Exercise instructions. Single out the lines that include the word "this". Copy them.
========
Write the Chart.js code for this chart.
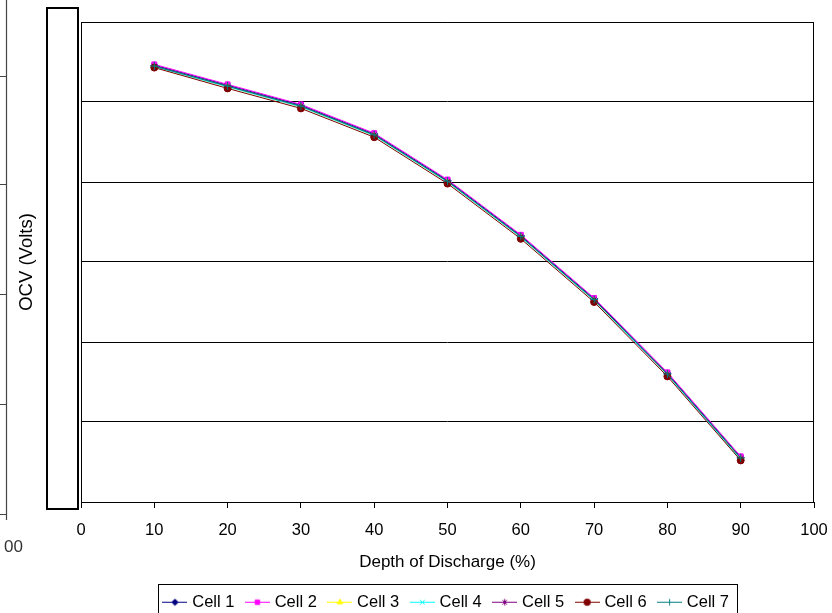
<!DOCTYPE html>
<html>
<head>
<meta charset="utf-8">
<script src="https://cdn.jsdelivr.net/npm/chart.js@4/dist/chart.umd.min.js"></script>
<style>
html,body{margin:0;padding:0;background:#fff;}
#wrap{width:832px;height:613px;position:relative;}
</style>
</head>
<body>
<div id="wrap"><canvas id="c" width="832" height="613"></canvas></div>
<script>
// ---- data ----
const depthOfDischarge = [10, 20, 30, 40, 50, 60, 70, 80, 90];
const cell1 = [4.146, 4.121, 4.096, 4.060, 4.002, 3.933, 3.854, 3.761, 3.656];
const cell2 = [4.147, 4.122, 4.097, 4.061, 4.003, 3.934, 3.855, 3.762, 3.657];
const cell3 = [4.144, 4.119, 4.094, 4.058, 4.000, 3.931, 3.852, 3.759, 3.654];
const cell4 = [4.144, 4.119, 4.094, 4.058, 4.000, 3.931, 3.852, 3.759, 3.653];
const cell5 = [4.145, 4.120, 4.095, 4.059, 4.001, 3.932, 3.853, 3.760, 3.655];
const cell6 = [4.143, 4.117, 4.092, 4.056, 3.998, 3.929, 3.850, 3.757, 3.652];
const cell7 = [4.145, 4.120, 4.095, 4.059, 4.001, 3.932, 3.853, 3.760, 3.655];
const seriesNames = ['Cell 1', 'Cell 2', 'Cell 3', 'Cell 4', 'Cell 5', 'Cell 6', 'Cell 7'];
const xTickValues = [0, 10, 20, 30, 40, 50, 60, 70, 80, 90, 100];
const yRange = [3.6, 4.2];
const yStep = 0.1;
const xTitle = 'Depth of Discharge (%)';
const yTitle = 'OCV (Volts)';
const clippedLabel = '00';

// ---- styles ----
const FONT = "'Liberation Sans', Arial, sans-serif";
const FS = 16.5;
const allSeries = [cell1, cell2, cell3, cell4, cell5, cell6, cell7];
const colors = ['#000080', '#FF00FF', '#FFFF00', '#00FFFF', '#800080', '#800000', '#008080'];
const styles = ['rectRot', 'rect', 'triangle', 'crossRot', 'star', 'circle', 'cross'];
const radii = [3.5, 3.5, 3.5, 3.5, 3.5, 3.5, 4];

function makeIcon(i) {
  const cv = document.createElement('canvas');
  cv.width = 25; cv.height = 11;
  const c = cv.getContext('2d');
  c.strokeStyle = colors[i]; c.fillStyle = colors[i]; c.lineWidth = 1;
  c.beginPath(); c.moveTo(0, 5.5); c.lineTo(25, 5.5); c.stroke();
  Chart.helpers.drawPoint(c, {pointStyle: styles[i], radius: 3.2, borderWidth: 1, rotation: 0}, 12.5, 5.5);
  return cv;
}
const icons = seriesNames.map((_, i) => makeIcon(i));

const datasets = seriesNames.map((name, i) => ({
  label: name,
  data: depthOfDischarge.map((x, k) => ({x: x, y: allSeries[i][k]})),
  borderColor: colors[i],
  backgroundColor: colors[i],
  borderWidth: 1,
  pointStyle: styles[i],
  pointRadius: radii[i],
  pointBorderWidth: 1,
  pointHoverRadius: radii[i],
  tension: 0,
  order: seriesNames.length - i
}));

const decor = {
  id: 'decor',
  beforeDraw(chart) {
    const ctx = chart.ctx;
    ctx.save();
    // remnants of a neighbouring axis on the far left
    ctx.strokeStyle = '#444'; ctx.lineWidth = 1.2;
    ctx.beginPath(); ctx.moveTo(6.5, 0); ctx.lineTo(6.5, 520); ctx.stroke();
    ctx.lineWidth = 1;
    [76, 184, 294, 404, 514].forEach(y => {
      ctx.beginPath(); ctx.moveTo(0, y + 0.5); ctx.lineTo(6.5, y + 0.5); ctx.stroke();
    });
    ctx.fillStyle = '#333';
    ctx.font = '17px ' + FONT;
    ctx.textAlign = 'right'; ctx.textBaseline = 'middle';
    ctx.fillText(clippedLabel, 23, 547);
    // framed empty box
    ctx.fillStyle = '#fff';
    ctx.fillRect(47, 8, 31, 501);
    ctx.strokeStyle = '#000'; ctx.lineWidth = 2;
    ctx.strokeRect(47, 8, 31, 501);
    ctx.restore();
  },
  afterDraw(chart) {
    const ctx = chart.ctx; const a = chart.chartArea;
    ctx.save();
    ctx.strokeStyle = '#000'; ctx.lineWidth = 1;
    const l = Math.round(a.left) + 0.5, t = Math.round(a.top) + 0.5;
    const r = Math.round(a.right) - 0.5, b = Math.round(a.bottom) + 0.5;
    ctx.beginPath();
    ctx.moveTo(l, b); ctx.lineTo(l, t); ctx.lineTo(r, t); ctx.lineTo(r, b);
    ctx.stroke();
    // legend frame
    const hb = chart.legend.legendHitBoxes;
    if (hb && hb.length) {
      let minX = Infinity, maxX = -Infinity, top = Infinity;
      hb.forEach(h => { minX = Math.min(minX, h.left); maxX = Math.max(maxX, h.left + h.width); top = Math.min(top, h.top); });
      ctx.strokeRect(Math.round(minX - 7.5) + 0.5, Math.round(top - 9.7) + 0.5, Math.round(maxX - minX + 15.5), 60);
    }
    ctx.restore();
  }
};

new Chart(document.getElementById('c'), {
  type: 'line',
  data: {datasets: datasets},
  plugins: [decor],
  options: {
    responsive: false,
    animation: false,
    events: [],
    layout: {padding: {left: 81, right: 18, top: 22, bottom: -7.5}},
    font: {family: FONT, size: FS},
    scales: {
      x: {
        type: 'linear', min: 0, max: 100,
        afterBuildTicks: s => { s.ticks = xTickValues.map(v => ({value: v})); },
        ticks: {color: '#000', font: {family: FONT, size: FS}, padding: 12.2, maxRotation: 0, autoSkip: false},
        grid: {drawOnChartArea: false, drawTicks: true, tickLength: 6, color: '#000', lineWidth: 1},
        border: {display: true, color: '#000', width: 1},
        title: {display: true, text: xTitle, color: '#000', font: {family: FONT, size: 17}, padding: {top: 0, bottom: 7.4}},
        afterFit: s => { s.height = 78; s.paddingLeft = 0; s.paddingRight = 0; }
      },
      y: {
        type: 'linear', min: yRange[0], max: yRange[1],
        ticks: {display: false, stepSize: yStep},
        grid: {color: '#000', lineWidth: 1, drawTicks: false},
        border: {display: false},
        title: {display: true, text: yTitle, color: '#000', font: {family: FONT, size: 18.5}, padding: {top: -65.1, bottom: 0}},
        afterFit: s => { s.width = 0; s.paddingTop = 0; s.paddingBottom = 0; }
      }
    },
    plugins: {
      tooltip: {enabled: false},
      legend: {
        position: 'bottom',
        labels: {
          usePointStyle: true,
          pointStyleWidth: 18,
          padding: 14,
          color: '#000',
          font: {family: FONT, size: FS},
          generateLabels: chart => chart.data.datasets.map((ds, i) => ({
            text: ds.label,
            pointStyle: icons[i],
            fillStyle: 'rgba(0,0,0,0)',
            strokeStyle: 'rgba(0,0,0,0)',
            lineWidth: 0,
            hidden: false,
            datasetIndex: i,
            fontColor: '#000'
          }))
        }
      }
    }
  }
});
</script>
</body>
</html>
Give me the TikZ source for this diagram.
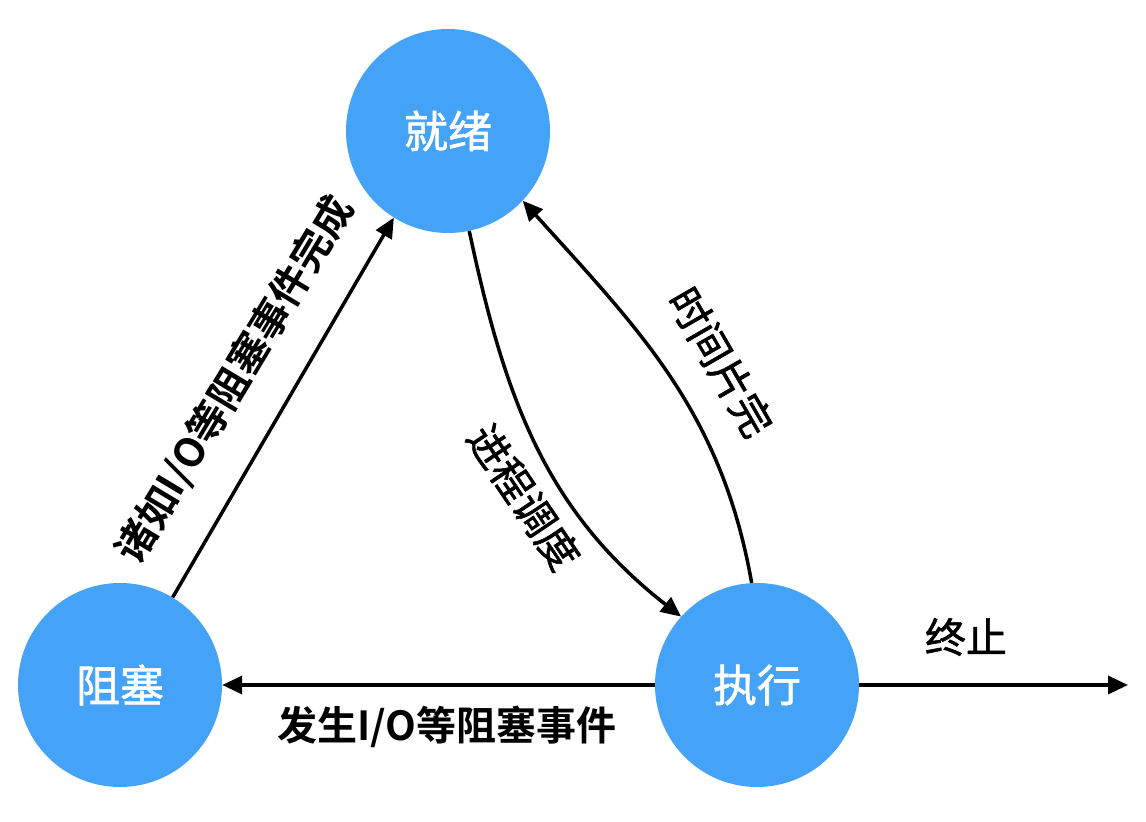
\documentclass[tikz,border=0pt]{standalone}
\usepackage{fontspec}
\setmainfont{Noto Sans CJK SC}[BoldFont={Noto Sans CJK SC Bold}]
\newfontfamily\medfont{Noto Sans CJK SC}[FakeBold=1.4]
\usepackage{tikz}
\usetikzlibrary{arrows.meta,positioning}
\definecolor{stateBlue}{HTML}{44A2F7}

\tikzset{
  state/.style={circle,fill=stateBlue,minimum size=204pt,inner sep=0pt,
    text=white,font=\fontsize{44}{48}\selectfont\medfont},
  trans/.style={line width=3.5pt,-{Triangle[length=20pt,width=18pt]}},
  boldtag/.style={inner sep=0pt,font=\fontsize{40}{44}\selectfont\bfseries},
  thintag/.style={inner sep=0pt,font=\fontsize{41}{44}\selectfont\medfont}
}

\begin{document}
\begin{tikzpicture}[x=1pt,y=1pt]
    \useasboundingbox (0,0) rectangle (1146,822);

    \node[state] (ready) at (448,691) {就绪};
    \node[state] (blocked) at (120,137) {阻塞};
    \node[state] (running) at (757,137) {执行};
    \coordinate (exit) at (1128,137);

    \draw[trans] (blocked.59) -- (ready.238);
    \draw[trans] (ready.282) to[out=-78,in=142] (running.138);
    \draw[trans] (running.93) to[out=100,in=-48] (ready.317);
    \draw[trans] (running.west) -- (blocked.east);
    \draw[trans] (running.east) -- (exit);

    \node[boldtag,rotate=59] (wakeTag) at (235,442) {诸如I/O等阻塞事件完成};
    \node[thintag,rotate=-56] (dispatchTag) at (524,325) {进程调度};
    \node[thintag,rotate=-60] (timeoutTag) at (721,460) {时间片完};
    \node[boldtag] (blockTag) at (447,95) {发生I/O等阻塞事件};
    \node[thintag] (exitTag) at (966,185) {终止};
  \end{tikzpicture}
\end{document}
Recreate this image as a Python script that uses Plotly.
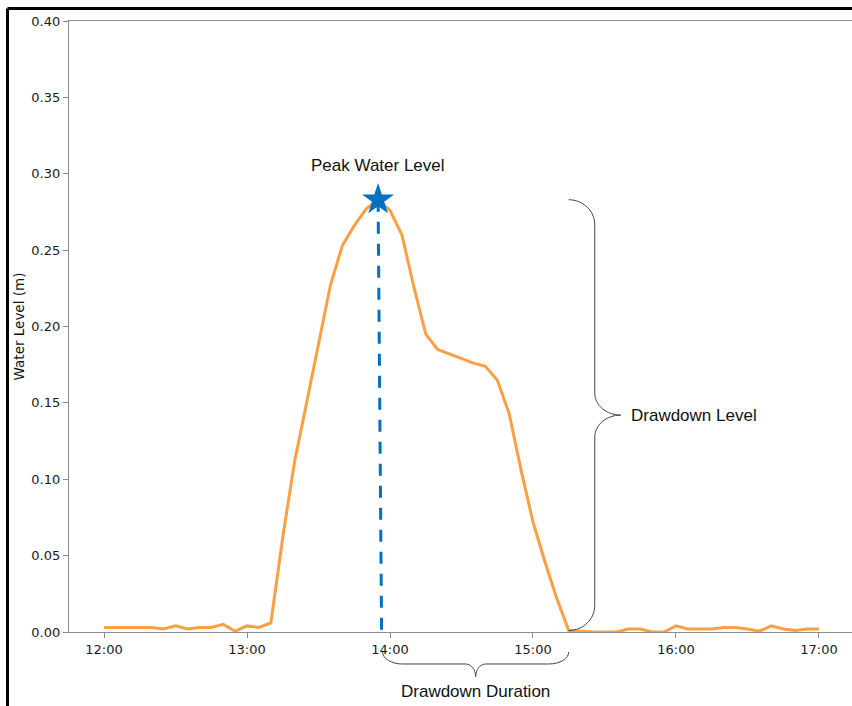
import plotly.graph_objects as go

# ---------------- data ----------------
times = [
    "12:00", "12:05", "12:10", "12:15", "12:20", "12:25", "12:30", "12:35", "12:40", "12:45", "12:50", "12:55",
    "13:00", "13:05", "13:10", "13:15", "13:20", "13:25", "13:30", "13:35", "13:40", "13:45", "13:50", "13:55",
    "14:00", "14:05", "14:10", "14:15", "14:20", "14:25", "14:30", "14:35", "14:40", "14:45", "14:50", "14:55",
    "15:00", "15:05", "15:10", "15:15", "15:20", "15:25", "15:30", "15:35", "15:40", "15:45", "15:50", "15:55",
    "16:00", "16:05", "16:10", "16:15", "16:20", "16:25", "16:30", "16:35", "16:40", "16:45", "16:50", "16:55",
    "17:00",
]
water_level = [
    0.003, 0.003, 0.003, 0.003, 0.003, 0.002, 0.004, 0.002, 0.003, 0.003, 0.005, 0.0005,
    0.004, 0.003, 0.006, 0.062, 0.112, 0.150, 0.189, 0.227, 0.253, 0.266, 0.277, 0.283,
    0.276, 0.260, 0.226, 0.195, 0.185, 0.182, 0.179, 0.176, 0.174, 0.165, 0.143, 0.106,
    0.072, 0.046, 0.022, 0.001, 0.0005, 0.0, 0.0, 0.0, 0.002, 0.002, 0.0, 0.0,
    0.004, 0.002, 0.002, 0.002, 0.003, 0.003, 0.002, 0.0005, 0.004, 0.002, 0.001, 0.002,
    0.002,
]
tick_labels = ["12:00", "13:00", "14:00", "15:00", "16:00", "17:00"]
y_ticks = [0.00, 0.05, 0.10, 0.15, 0.20, 0.25, 0.30, 0.35, 0.40]


def to_hours(s):
    h, m = s.split(":")
    return int(h) + int(m) / 60.0


x = [to_hours(t) for t in times]
tick_vals = [to_hours(t) for t in tick_labels]

peak_i = max(range(len(water_level)), key=lambda i: water_level[i])
peak_x, peak_y = x[peak_i], water_level[peak_i]
end_i = next(i for i in range(peak_i, len(x)) if water_level[i] <= 0.002)
end_x, end_y = x[end_i], water_level[end_i]

# ---------------- geometry helpers (pixel -> data units) ----------------
X_RANGE = [11.755, 17.231]
Y_RANGE = [0.0, 0.40]
PLOT_W, PLOT_H = 783, 611
HX = (X_RANGE[1] - X_RANGE[0]) / PLOT_W
HY = (Y_RANGE[1] - Y_RANGE[0]) / PLOT_H
PY = 1.0 / PLOT_H
K = 0.5523


def f(v):
    return f"{v:.6f}"


# vertical brace (Drawdown Level)
x0 = end_x
xv = x0 + 26 * HX
xt = x0 + 52 * HX
ytop, ybot = peak_y, end_y
ym = (ytop + ybot) / 2
re_, rt = 25 * HY, 22 * HY
vbrace = (
    f"M {f(x0)},{f(ytop)} "
    f"C {f(x0 + K * (xv - x0))},{f(ytop)} {f(xv)},{f(ytop - (1 - K) * re_)} {f(xv)},{f(ytop - re_)} "
    f"L {f(xv)},{f(ym + rt)} "
    f"C {f(xv)},{f(ym + rt - K * rt)} {f(xt - K * (xt - xv))},{f(ym)} {f(xt)},{f(ym)} "
    f"C {f(xt - K * (xt - xv))},{f(ym)} {f(xv)},{f(ym - rt + K * rt)} {f(xv)},{f(ym - rt)} "
    f"L {f(xv)},{f(ybot + re_)} "
    f"C {f(xv)},{f(ybot + re_ - K * re_)} {f(x0 + K * (xv - x0))},{f(ybot)} {f(x0)},{f(ybot)}"
)

# horizontal brace (Drawdown Duration), x in data, y in paper units
dash_bottom_x = peak_x + 3.5 * HX
xa = peak_x + 4.5 * HX
xb = end_x
xm = (xa + xb) / 2
y_end, y_h, y_tip = -20 * PY, -32 * PY, -44.7 * PY
rxe, rxt = 20 * HX, 10 * HX
hbrace = (
    f"M {f(xa)},{f(y_end)} "
    f"C {f(xa)},{f(y_end - K * (y_end - y_h))} {f(xa + (1 - K) * rxe)},{f(y_h)} {f(xa + rxe)},{f(y_h)} "
    f"L {f(xm - rxt)},{f(y_h)} "
    f"C {f(xm - rxt + K * rxt)},{f(y_h)} {f(xm)},{f(y_tip + K * (y_h - y_tip))} {f(xm)},{f(y_tip)} "
    f"C {f(xm)},{f(y_tip + K * (y_h - y_tip))} {f(xm + rxt - K * rxt)},{f(y_h)} {f(xm + rxt)},{f(y_h)} "
    f"L {f(xb - rxe)},{f(y_h)} "
    f"C {f(xb - (1 - K) * rxe)},{f(y_h)} {f(xb)},{f(y_end - K * (y_end - y_h))} {f(xb)},{f(y_end)}"
)

# ---------------- figure ----------------
fig = go.Figure()
fig.add_trace(go.Scatter(
    x=x, y=water_level, mode="lines",
    line=dict(color="#FA9F42", width=3),
    showlegend=False, hoverinfo="skip",
))
fig.add_trace(go.Scatter(
    x=[peak_x, dash_bottom_x], y=[peak_y, 0.0], mode="lines",
    line=dict(color="#0070C0", width=3, dash="12px,10px"),
    showlegend=False, hoverinfo="skip",
))
fig.add_trace(go.Scatter(
    x=[peak_x], y=[peak_y], mode="markers",
    marker=dict(symbol="star", size=24, color="#0070C0", line=dict(width=0)),
    showlegend=False, hoverinfo="skip",
))

brace_line = dict(color="#444444", width=1)
fig.add_shape(type="path", path=vbrace, xref="x", yref="y", line=brace_line)
fig.add_shape(type="path", path=hbrace, xref="x", yref="paper", line=brace_line)

# outer frame (top and left edges)
fx = (7.5 - 69) / PLOT_W
fy = (632 - 8.5) / PLOT_H
fig.add_shape(type="line", xref="paper", yref="paper", x0=fx, x1=fx, y0=fy, y1=-0.2,
              line=dict(color="black", width=3))
fig.add_shape(type="line", xref="paper", yref="paper", x0=fx, x1=1.05, y0=fy, y1=fy,
              line=dict(color="black", width=3))

ann_font = dict(family="Liberation Sans, Arial, sans-serif", size=17, color="#111111")
fig.add_annotation(x=peak_x, y=peak_y, xref="x", yref="y", text="Peak Water Level",
                   showarrow=False, yshift=34, xanchor="center", yanchor="middle", font=ann_font)
fig.add_annotation(x=xt, y=ym, xref="x", yref="y", text="Drawdown Level",
                   showarrow=False, xshift=8, xanchor="left", yanchor="middle", font=ann_font)
fig.add_annotation(x=xm, y=y_tip, xref="x", yref="paper", text="Drawdown Duration",
                   showarrow=False, yshift=-15, xanchor="center", yanchor="middle", font=ann_font)

tick_font = dict(family="DejaVu Sans, sans-serif", size=13, color="#1a1a1a")
fig.update_layout(
    width=852, height=706,
    margin=dict(l=69, r=0, t=21, b=74),
    paper_bgcolor="white", plot_bgcolor="white",
    showlegend=False,
)
fig.update_xaxes(
    range=X_RANGE, tickmode="array", tickvals=tick_vals, ticktext=tick_labels,
    showline=True, linecolor="#8c8c8c", linewidth=1.2, mirror=True,
    ticks="outside", ticklen=5, tickcolor="#8c8c8c", tickwidth=1,
    showgrid=False, zeroline=False, tickfont=tick_font,
)
fig.update_yaxes(
    range=Y_RANGE, tickmode="array", tickvals=y_ticks, tickformat=".2f",
    showline=True, linecolor="#8c8c8c", linewidth=1.2,
    ticks="outside", ticklen=5, tickcolor="#8c8c8c", tickwidth=1,
    showgrid=False, zeroline=False, tickfont=tick_font,
    title=dict(text="Water Level (m)", font=dict(family="DejaVu Sans, sans-serif", size=13.5, color="#111111"),
               standoff=3),
)

fig.write_html("out.html", config={"displayModeBar": False},
               post_script="document.body.style.margin='0';")
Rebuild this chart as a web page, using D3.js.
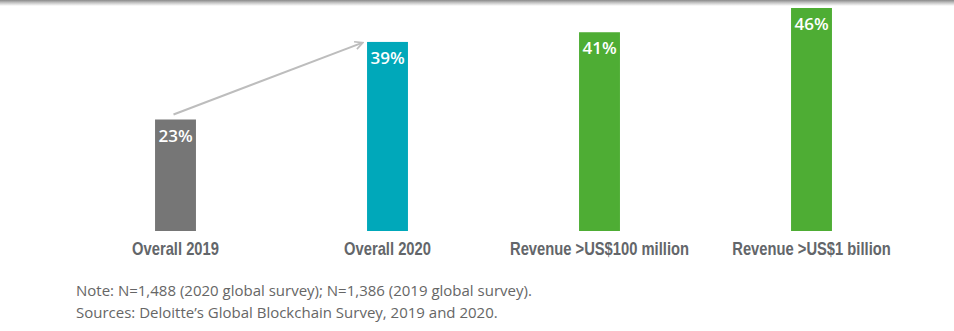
<!DOCTYPE html>
<html>
<head>
<meta charset="utf-8">
<script src="https://cdn.jsdelivr.net/npm/d3@7"></script>
<style>
  body { margin: 0; background: #fff; }
  svg { display: block; }
</style>
</head>
<body>
<div id="root"></div>
<script>
// chart data
const categories = ["Overall 2019", "Overall 2020", "Revenue >US$100 million", "Revenue >US$1 billion"];
const values = [23, 39, 41, 46];
const barColors = ["#767676", "#00a8ba", "#4ead34", "#4ead34"];
const notes = [
  "Note: N=1,488 (2020 global survey); N=1,386 (2019 global survey).",
  "Sources: Deloitte\u2019s Global Blockchain Survey, 2019 and 2020."
];

const width = 954, height = 331;

const svg = d3.select("#root").append("svg")
  .attr("width", width)
  .attr("height", height);

// top shadow line
const defs = svg.append("defs");
const grad = defs.append("linearGradient").attr("id", "topShade")
  .attr("x1", 0).attr("x2", 0).attr("y1", 0).attr("y2", 1);
grad.append("stop").attr("offset", "0%").attr("stop-color", "#8a8a8a");
grad.append("stop").attr("offset", "45%").attr("stop-color", "#c4c4c4");
grad.append("stop").attr("offset", "100%").attr("stop-color", "#ffffff");
svg.append("rect").attr("x", 0).attr("y", 0).attr("width", width).attr("height", 6)
  .attr("fill", "url(#topShade)");

const xScale = d3.scaleBand()
  .domain(categories)
  .range([69.5, 917.5])
  .paddingInner(0.807)
  .paddingOuter(0.4035);

const yScale = d3.scaleLinear()
  .domain([0, 46])
  .range([231, 8]);

// arrow from 2019 to 2020
defs.append("marker")
  .attr("id", "arrowHead")
  .attr("viewBox", "0 0 10 10")
  .attr("refX", 8).attr("refY", 5)
  .attr("markerWidth", 5).attr("markerHeight", 5)
  .attr("orient", "auto")
  .append("path")
  .attr("d", "M1,1 L9,5 L1,9")
  .attr("fill", "none")
  .attr("stroke", "#bdbdbd")
  .attr("stroke-width", 1.6);

svg.append("line")
  .attr("x1", xScale(categories[0]) + xScale.bandwidth() / 2 - 2)
  .attr("y1", yScale(values[0]) - 5)
  .attr("x2", xScale(categories[1]) - 5)
  .attr("y2", yScale(values[1]) + 1)
  .attr("stroke", "#bdbdbd")
  .attr("stroke-width", 2)
  .attr("marker-end", "url(#arrowHead)");

// bars
svg.selectAll(".bar").data(values).enter().append("rect")
  .attr("class", "bar")
  .attr("x", (d, i) => xScale(categories[i]))
  .attr("y", d => yScale(d))
  .attr("width", xScale.bandwidth())
  .attr("height", d => yScale(0) - yScale(d))
  .attr("fill", (d, i) => barColors[i]);

// value labels inside bars
svg.selectAll(".val").data(values).enter().append("text")
  .attr("class", "val")
  .attr("x", (d, i) => xScale(categories[i]) + xScale.bandwidth() / 2)
  .attr("y", d => yScale(d) + 22)
  .attr("text-anchor", "middle")
  .attr("font-family", "'Open Sans', sans-serif")
  .attr("font-size", 17)
  .attr("font-weight", 600)
  .attr("fill", "#ffffff")
  .text(d => d + "%");

// category axis labels (condensed look via horizontal squeeze)
const xAxis = d3.axisBottom(xScale).tickSize(0).tickPadding(0);
const axisG = svg.append("g")
  .attr("transform", `translate(0, ${yScale(0) + 24})`)
  .call(xAxis);
axisG.select(".domain").remove();
axisG.selectAll("text")
  .attr("dy", 0)
  .attr("transform", "scale(0.82,1)")
  .attr("font-family", "'Liberation Sans', Arial, sans-serif")
  .attr("font-weight", "bold")
  .attr("font-size", 18)
  .attr("fill", "#63666a");

// notes
svg.selectAll(".note").data(notes).enter().append("text")
  .attr("class", "note")
  .attr("x", 76)
  .attr("y", (d, i) => 296 + i * 22)
  .attr("font-family", "'Open Sans', sans-serif")
  .attr("font-size", 15)
  .attr("fill", "#666666")
  .text(d => d);
</script>
</body>
</html>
========
Exercise result.
Write the Chart.js code for this chart.
Give me the TikZ source for this diagram.
Recreate this image as a Python script that uses Plotly.
Rebuild this chart as a web page, using D3.js.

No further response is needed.